((

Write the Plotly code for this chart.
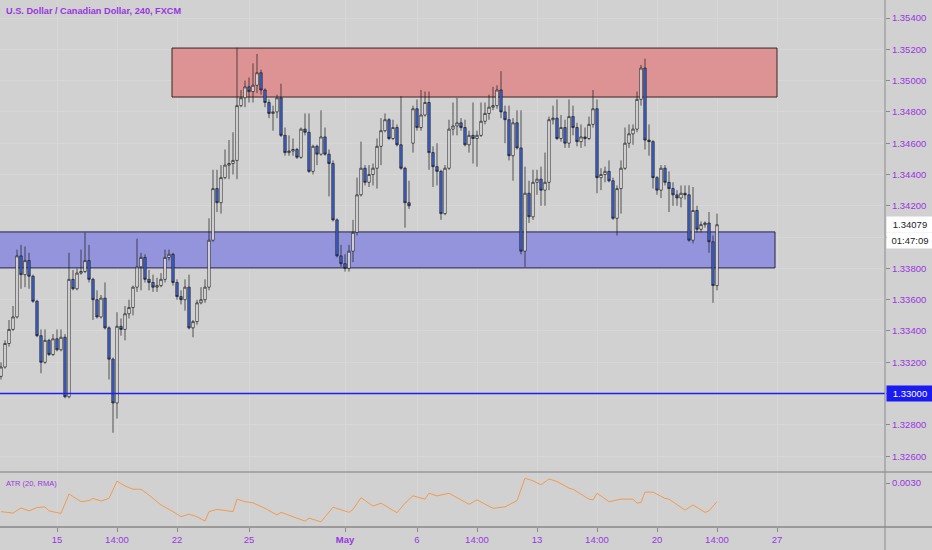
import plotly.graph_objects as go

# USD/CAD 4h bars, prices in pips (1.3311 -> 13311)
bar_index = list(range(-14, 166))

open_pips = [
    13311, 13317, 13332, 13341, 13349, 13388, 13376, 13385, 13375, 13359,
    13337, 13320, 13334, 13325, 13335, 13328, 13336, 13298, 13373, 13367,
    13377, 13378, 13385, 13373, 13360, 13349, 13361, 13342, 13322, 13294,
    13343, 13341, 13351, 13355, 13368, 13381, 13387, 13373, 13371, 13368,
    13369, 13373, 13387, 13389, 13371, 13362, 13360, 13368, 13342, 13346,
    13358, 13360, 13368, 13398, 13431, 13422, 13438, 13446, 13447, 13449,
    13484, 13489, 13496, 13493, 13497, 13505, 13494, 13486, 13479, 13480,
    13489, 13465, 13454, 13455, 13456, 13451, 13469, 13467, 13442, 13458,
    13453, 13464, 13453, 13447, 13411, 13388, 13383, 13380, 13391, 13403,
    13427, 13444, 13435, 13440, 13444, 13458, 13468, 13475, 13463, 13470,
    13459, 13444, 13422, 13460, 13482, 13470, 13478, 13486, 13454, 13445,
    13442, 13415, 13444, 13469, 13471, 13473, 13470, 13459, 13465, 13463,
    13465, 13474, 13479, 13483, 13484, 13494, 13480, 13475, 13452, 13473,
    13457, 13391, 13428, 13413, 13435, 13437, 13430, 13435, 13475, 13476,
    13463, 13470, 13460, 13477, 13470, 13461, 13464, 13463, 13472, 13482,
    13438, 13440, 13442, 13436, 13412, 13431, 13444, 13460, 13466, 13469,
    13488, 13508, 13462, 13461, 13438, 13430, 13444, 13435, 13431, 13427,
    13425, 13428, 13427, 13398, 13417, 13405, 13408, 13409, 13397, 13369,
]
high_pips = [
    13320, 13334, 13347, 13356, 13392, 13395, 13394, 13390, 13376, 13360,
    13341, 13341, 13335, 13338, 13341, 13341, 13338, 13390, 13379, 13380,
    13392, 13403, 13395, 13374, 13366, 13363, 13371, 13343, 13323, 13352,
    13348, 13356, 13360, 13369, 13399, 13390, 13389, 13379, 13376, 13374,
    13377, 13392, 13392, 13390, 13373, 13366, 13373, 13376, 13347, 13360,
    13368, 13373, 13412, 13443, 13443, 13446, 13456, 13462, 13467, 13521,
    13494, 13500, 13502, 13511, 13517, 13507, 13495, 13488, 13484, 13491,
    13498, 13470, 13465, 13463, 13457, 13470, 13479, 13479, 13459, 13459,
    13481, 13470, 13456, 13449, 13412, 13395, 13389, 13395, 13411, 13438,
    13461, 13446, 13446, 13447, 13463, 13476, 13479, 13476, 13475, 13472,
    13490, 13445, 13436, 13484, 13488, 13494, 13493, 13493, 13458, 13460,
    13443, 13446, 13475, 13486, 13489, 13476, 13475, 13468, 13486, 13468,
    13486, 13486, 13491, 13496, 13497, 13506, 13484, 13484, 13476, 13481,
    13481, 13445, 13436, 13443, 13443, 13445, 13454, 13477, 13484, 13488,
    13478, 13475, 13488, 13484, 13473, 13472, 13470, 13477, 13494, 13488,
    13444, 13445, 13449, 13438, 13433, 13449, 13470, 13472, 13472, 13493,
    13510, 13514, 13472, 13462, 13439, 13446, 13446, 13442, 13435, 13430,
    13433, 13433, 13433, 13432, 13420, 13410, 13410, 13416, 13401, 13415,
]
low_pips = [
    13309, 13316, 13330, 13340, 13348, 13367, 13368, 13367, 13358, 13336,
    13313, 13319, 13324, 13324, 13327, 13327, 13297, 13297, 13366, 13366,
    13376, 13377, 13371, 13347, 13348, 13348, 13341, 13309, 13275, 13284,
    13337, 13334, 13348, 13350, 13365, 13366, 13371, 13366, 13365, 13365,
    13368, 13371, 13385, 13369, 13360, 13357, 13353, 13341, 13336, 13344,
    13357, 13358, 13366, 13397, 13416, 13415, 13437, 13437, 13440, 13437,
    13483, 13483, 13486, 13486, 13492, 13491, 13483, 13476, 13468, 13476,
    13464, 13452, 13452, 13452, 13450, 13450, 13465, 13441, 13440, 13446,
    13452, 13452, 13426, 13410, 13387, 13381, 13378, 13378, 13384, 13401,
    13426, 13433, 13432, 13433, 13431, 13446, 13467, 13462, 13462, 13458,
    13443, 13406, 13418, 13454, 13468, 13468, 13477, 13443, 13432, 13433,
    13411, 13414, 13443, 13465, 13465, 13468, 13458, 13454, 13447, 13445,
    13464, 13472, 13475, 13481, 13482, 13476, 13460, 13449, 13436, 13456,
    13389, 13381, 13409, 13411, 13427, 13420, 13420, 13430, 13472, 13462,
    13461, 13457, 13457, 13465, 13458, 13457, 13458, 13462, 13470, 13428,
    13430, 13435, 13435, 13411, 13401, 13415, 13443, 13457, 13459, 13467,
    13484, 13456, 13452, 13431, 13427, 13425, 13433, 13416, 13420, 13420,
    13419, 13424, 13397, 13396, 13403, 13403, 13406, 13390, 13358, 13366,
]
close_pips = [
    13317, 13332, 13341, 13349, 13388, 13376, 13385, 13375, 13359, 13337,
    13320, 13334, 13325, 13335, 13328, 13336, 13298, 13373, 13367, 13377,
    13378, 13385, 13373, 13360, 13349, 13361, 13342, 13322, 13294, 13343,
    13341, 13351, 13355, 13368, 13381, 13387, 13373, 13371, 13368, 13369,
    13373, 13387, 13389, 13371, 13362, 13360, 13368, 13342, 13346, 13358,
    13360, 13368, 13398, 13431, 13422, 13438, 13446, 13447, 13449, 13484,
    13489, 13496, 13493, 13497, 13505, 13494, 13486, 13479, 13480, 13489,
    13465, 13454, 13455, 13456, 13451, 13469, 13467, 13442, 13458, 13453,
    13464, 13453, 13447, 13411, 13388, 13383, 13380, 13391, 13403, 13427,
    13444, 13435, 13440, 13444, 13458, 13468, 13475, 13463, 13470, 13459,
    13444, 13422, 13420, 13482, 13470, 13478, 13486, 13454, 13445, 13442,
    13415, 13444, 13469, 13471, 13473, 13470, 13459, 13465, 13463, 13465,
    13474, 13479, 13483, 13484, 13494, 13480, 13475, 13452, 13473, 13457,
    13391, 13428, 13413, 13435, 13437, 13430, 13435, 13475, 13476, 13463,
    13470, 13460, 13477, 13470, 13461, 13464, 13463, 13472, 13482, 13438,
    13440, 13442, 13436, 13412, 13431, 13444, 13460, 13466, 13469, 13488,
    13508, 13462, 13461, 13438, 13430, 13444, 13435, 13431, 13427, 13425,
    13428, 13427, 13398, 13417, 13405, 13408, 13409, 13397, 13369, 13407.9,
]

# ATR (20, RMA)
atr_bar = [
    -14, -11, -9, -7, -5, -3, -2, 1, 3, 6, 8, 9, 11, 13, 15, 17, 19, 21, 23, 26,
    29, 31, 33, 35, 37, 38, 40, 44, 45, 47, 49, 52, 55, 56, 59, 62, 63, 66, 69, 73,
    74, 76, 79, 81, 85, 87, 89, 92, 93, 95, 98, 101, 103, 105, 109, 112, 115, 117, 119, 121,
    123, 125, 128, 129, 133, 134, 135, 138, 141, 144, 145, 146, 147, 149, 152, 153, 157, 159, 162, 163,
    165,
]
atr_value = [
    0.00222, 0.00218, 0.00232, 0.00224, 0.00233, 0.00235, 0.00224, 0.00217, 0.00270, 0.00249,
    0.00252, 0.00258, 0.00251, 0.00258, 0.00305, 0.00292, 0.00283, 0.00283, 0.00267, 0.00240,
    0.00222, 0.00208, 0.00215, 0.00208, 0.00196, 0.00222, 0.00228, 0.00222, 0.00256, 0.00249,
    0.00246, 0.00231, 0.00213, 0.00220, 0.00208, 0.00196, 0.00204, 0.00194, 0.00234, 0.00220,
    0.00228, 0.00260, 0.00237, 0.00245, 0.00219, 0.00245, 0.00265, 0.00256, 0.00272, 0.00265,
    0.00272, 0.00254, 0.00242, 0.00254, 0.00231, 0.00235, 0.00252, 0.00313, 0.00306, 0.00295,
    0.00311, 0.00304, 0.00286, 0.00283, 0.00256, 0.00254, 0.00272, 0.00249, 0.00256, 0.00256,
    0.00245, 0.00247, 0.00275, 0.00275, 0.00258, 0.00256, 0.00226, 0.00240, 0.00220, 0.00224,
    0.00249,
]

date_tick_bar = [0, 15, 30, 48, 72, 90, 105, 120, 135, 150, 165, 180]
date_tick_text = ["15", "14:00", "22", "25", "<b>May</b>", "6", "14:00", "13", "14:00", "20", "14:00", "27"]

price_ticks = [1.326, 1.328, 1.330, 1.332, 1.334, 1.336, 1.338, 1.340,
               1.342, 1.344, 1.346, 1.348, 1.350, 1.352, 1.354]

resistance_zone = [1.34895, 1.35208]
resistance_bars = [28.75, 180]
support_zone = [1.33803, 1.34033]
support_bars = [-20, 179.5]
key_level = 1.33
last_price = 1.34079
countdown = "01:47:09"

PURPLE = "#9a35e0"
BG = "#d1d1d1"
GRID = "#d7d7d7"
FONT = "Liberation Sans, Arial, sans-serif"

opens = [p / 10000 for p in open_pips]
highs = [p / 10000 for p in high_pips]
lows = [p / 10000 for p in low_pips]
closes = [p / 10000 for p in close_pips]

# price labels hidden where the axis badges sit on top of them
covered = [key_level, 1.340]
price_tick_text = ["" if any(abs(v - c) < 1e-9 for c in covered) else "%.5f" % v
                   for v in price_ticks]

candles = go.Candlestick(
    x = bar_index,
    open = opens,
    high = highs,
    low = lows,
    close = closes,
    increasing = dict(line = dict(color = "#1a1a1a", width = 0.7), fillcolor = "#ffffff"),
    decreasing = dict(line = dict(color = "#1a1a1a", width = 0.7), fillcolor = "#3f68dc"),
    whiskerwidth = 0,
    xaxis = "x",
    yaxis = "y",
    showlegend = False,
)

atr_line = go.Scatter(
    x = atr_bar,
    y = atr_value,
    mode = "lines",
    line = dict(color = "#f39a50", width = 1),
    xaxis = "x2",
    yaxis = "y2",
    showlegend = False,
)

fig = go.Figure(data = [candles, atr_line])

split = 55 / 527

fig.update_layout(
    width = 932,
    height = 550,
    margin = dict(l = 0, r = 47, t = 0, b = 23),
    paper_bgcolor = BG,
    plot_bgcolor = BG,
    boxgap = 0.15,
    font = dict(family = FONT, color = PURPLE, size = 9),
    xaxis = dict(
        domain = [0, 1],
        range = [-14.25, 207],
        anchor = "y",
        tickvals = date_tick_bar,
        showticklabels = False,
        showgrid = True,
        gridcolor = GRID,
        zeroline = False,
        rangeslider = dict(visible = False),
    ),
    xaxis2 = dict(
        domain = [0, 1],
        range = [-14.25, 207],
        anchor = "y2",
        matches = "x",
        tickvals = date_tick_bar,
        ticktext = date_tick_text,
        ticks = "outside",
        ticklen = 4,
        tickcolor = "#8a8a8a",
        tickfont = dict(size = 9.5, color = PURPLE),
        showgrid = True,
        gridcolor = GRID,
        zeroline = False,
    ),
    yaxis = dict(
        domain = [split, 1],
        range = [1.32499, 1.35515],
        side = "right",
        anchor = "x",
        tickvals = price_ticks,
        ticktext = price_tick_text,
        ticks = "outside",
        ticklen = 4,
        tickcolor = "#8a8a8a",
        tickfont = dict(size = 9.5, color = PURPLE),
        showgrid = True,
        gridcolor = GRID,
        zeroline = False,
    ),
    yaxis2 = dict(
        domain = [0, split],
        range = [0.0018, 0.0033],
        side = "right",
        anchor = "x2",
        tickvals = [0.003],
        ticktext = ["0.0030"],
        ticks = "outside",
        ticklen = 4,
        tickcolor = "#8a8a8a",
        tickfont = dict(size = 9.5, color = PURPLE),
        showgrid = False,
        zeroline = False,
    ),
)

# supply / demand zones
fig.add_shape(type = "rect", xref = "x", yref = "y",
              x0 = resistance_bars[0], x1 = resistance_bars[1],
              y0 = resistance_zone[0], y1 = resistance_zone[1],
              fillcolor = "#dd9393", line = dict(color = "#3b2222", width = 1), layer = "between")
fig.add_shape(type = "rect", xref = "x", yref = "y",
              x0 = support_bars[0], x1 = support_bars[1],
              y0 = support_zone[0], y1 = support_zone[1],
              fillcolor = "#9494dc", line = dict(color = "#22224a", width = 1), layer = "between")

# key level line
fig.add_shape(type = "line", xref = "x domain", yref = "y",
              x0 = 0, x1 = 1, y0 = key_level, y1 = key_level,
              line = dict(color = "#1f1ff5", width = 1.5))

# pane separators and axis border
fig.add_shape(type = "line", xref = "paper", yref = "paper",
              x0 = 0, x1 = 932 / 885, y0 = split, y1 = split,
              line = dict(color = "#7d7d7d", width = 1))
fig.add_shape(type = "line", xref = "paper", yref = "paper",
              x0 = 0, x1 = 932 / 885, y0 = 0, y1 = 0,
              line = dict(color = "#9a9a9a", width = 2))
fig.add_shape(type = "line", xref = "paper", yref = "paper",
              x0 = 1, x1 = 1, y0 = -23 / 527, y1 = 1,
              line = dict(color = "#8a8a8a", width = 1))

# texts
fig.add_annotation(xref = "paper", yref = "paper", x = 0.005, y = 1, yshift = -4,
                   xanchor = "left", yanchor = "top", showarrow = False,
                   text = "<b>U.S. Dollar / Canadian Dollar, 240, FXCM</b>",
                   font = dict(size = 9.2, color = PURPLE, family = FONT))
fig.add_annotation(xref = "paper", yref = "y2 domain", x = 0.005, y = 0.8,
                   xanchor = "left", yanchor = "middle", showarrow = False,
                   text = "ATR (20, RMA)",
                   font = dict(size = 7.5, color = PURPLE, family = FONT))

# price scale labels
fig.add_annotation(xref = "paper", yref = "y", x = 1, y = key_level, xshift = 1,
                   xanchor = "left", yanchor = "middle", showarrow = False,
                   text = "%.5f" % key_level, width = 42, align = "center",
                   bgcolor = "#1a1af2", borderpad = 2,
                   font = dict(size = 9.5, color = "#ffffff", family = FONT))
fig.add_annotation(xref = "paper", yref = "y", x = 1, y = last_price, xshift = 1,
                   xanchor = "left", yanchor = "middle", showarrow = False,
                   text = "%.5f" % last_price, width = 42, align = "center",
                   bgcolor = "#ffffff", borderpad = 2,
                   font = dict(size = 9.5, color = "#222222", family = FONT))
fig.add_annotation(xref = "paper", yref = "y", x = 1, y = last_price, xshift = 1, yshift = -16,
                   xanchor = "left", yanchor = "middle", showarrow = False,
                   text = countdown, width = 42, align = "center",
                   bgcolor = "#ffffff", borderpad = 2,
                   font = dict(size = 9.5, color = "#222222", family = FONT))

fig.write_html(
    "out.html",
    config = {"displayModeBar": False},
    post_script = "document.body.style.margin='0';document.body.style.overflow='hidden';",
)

))

* Instructions to follow *
Without any pictures, reproduce the lines from the first one in the material through the line that has "bar_index = list(range(-14, 166))", exactly as they appear.

* Exercise solution *
Write the Plotly code for this chart.
import plotly.graph_objects as go

# USD/CAD 4h bars, prices in pips (1.3311 -> 13311)
bar_index = list(range(-14, 166))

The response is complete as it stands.